WHAT YOU SHOULD DO:
Extract, unchanged, each line of the listing below from its first line through the line that contains "0.992, 1.003, 1.016];", inclusive, and nothing else.

GIVEN INFORMATION:
[start]

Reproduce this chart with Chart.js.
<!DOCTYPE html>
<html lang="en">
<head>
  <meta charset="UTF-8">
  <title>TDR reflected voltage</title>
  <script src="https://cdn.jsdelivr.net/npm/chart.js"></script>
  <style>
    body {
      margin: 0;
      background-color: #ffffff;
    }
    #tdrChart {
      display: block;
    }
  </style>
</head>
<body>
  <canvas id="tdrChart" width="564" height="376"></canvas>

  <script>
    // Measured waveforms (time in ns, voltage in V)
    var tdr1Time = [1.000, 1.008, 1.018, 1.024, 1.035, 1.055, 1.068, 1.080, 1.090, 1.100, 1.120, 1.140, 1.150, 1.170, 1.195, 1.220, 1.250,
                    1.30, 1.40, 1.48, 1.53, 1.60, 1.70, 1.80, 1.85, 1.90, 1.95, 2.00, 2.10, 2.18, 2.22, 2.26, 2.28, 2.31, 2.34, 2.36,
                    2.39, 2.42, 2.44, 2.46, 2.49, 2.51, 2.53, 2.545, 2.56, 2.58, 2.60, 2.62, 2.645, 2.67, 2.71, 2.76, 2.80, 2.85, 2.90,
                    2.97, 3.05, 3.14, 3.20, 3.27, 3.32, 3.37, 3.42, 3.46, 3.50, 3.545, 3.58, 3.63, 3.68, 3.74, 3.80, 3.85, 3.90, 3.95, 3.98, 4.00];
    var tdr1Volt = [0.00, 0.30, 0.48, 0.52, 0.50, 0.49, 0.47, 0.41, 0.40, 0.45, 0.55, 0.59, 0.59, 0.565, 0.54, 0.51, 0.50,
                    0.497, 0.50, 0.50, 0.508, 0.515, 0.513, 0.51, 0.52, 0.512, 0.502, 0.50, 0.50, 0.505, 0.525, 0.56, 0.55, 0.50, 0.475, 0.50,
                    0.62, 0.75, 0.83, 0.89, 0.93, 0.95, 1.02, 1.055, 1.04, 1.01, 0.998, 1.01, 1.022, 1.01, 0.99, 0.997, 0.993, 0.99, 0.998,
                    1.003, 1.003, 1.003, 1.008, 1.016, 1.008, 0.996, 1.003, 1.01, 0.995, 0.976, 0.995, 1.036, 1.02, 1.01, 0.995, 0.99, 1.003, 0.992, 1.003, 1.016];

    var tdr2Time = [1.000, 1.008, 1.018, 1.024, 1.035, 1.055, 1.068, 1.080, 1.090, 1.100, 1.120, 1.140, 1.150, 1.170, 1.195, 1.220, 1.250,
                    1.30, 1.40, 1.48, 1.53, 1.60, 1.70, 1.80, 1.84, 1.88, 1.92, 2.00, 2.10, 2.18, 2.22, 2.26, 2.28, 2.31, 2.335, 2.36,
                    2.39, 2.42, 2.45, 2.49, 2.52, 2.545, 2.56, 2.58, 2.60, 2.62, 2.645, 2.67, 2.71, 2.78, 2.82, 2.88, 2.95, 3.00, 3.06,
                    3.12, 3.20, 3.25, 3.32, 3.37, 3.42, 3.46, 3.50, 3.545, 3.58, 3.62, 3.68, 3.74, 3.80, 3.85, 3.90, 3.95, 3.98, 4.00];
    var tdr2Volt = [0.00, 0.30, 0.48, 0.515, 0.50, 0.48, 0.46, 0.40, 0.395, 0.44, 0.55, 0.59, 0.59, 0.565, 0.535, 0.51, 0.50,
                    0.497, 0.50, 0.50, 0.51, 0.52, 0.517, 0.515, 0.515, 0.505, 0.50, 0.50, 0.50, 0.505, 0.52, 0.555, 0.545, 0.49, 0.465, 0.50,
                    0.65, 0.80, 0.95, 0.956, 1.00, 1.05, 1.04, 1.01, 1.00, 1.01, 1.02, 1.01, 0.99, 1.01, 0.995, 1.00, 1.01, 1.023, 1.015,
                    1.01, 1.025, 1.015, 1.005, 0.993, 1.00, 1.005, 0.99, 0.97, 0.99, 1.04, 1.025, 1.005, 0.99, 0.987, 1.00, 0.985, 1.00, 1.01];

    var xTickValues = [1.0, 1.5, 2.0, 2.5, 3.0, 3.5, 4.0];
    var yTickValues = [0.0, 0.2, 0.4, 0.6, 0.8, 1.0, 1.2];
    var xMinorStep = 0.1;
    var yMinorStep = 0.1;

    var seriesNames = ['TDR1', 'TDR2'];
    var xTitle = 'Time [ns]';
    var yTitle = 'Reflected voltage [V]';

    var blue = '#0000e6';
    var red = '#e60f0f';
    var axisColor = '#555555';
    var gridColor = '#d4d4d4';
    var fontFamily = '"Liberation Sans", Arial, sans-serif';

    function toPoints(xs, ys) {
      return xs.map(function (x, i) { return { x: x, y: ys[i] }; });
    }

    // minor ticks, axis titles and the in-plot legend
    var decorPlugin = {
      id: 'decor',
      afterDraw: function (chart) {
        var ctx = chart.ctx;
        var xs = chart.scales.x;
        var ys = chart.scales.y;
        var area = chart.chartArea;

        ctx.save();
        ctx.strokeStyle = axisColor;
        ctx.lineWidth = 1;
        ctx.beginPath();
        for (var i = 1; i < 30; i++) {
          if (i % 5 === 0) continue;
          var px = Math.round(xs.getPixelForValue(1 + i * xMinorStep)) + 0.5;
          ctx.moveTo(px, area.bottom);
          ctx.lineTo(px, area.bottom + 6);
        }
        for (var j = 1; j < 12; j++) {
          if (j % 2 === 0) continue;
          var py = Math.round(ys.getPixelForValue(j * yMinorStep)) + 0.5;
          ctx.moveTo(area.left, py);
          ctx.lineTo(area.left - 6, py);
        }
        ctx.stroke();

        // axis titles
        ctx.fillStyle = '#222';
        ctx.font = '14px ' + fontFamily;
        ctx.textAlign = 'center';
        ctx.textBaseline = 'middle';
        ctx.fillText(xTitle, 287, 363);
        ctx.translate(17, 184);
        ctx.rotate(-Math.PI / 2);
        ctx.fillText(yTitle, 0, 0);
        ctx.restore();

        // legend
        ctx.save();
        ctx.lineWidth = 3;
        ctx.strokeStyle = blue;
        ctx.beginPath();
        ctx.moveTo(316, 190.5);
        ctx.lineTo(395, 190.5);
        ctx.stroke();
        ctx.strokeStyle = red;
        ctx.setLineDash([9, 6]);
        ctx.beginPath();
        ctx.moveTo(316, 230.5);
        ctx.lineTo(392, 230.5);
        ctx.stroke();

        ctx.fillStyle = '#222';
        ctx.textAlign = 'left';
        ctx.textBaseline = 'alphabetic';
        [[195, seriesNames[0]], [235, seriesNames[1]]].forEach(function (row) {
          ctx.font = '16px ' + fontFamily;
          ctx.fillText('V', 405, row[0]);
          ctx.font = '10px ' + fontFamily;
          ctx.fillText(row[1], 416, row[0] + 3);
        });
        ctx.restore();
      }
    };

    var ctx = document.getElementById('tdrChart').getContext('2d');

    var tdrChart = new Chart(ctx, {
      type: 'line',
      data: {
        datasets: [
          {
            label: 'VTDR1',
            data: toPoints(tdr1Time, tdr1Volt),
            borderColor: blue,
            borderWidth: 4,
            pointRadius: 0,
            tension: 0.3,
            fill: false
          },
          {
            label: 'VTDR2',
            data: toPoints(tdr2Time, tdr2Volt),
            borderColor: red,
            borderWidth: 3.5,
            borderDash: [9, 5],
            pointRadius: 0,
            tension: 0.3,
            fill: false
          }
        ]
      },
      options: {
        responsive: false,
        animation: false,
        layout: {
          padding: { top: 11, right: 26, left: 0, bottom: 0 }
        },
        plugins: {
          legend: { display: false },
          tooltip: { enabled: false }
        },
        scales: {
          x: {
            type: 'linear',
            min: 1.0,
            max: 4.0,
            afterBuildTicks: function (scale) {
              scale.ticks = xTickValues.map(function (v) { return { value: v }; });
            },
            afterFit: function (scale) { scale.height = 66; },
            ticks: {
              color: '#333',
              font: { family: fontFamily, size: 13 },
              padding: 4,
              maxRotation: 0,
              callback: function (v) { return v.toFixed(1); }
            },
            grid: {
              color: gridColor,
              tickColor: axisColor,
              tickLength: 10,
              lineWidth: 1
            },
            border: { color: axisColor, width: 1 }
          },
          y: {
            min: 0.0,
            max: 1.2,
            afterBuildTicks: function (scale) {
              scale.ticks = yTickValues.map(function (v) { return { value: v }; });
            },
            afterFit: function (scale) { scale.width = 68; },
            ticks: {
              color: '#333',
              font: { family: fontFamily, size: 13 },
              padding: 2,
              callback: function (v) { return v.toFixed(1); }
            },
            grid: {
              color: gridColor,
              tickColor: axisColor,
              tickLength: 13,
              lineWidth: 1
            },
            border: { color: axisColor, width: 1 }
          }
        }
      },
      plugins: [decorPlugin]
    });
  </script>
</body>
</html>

[end]

ANSWER TO THIS TASK:
Reproduce this chart with Chart.js.
<!DOCTYPE html>
<html lang="en">
<head>
  <meta charset="UTF-8">
  <title>TDR reflected voltage</title>
  <script src="https://cdn.jsdelivr.net/npm/chart.js"></script>
  <style>
    body {
      margin: 0;
      background-color: #ffffff;
    }
    #tdrChart {
      display: block;
    }
  </style>
</head>
<body>
  <canvas id="tdrChart" width="564" height="376"></canvas>

  <script>
    // Measured waveforms (time in ns, voltage in V)
    var tdr1Time = [1.000, 1.008, 1.018, 1.024, 1.035, 1.055, 1.068, 1.080, 1.090, 1.100, 1.120, 1.140, 1.150, 1.170, 1.195, 1.220, 1.250,
                    1.30, 1.40, 1.48, 1.53, 1.60, 1.70, 1.80, 1.85, 1.90, 1.95, 2.00, 2.10, 2.18, 2.22, 2.26, 2.28, 2.31, 2.34, 2.36,
                    2.39, 2.42, 2.44, 2.46, 2.49, 2.51, 2.53, 2.545, 2.56, 2.58, 2.60, 2.62, 2.645, 2.67, 2.71, 2.76, 2.80, 2.85, 2.90,
                    2.97, 3.05, 3.14, 3.20, 3.27, 3.32, 3.37, 3.42, 3.46, 3.50, 3.545, 3.58, 3.63, 3.68, 3.74, 3.80, 3.85, 3.90, 3.95, 3.98, 4.00];
    var tdr1Volt = [0.00, 0.30, 0.48, 0.52, 0.50, 0.49, 0.47, 0.41, 0.40, 0.45, 0.55, 0.59, 0.59, 0.565, 0.54, 0.51, 0.50,
                    0.497, 0.50, 0.50, 0.508, 0.515, 0.513, 0.51, 0.52, 0.512, 0.502, 0.50, 0.50, 0.505, 0.525, 0.56, 0.55, 0.50, 0.475, 0.50,
                    0.62, 0.75, 0.83, 0.89, 0.93, 0.95, 1.02, 1.055, 1.04, 1.01, 0.998, 1.01, 1.022, 1.01, 0.99, 0.997, 0.993, 0.99, 0.998,
                    1.003, 1.003, 1.003, 1.008, 1.016, 1.008, 0.996, 1.003, 1.01, 0.995, 0.976, 0.995, 1.036, 1.02, 1.01, 0.995, 0.99, 1.003, 0.992, 1.003, 1.016];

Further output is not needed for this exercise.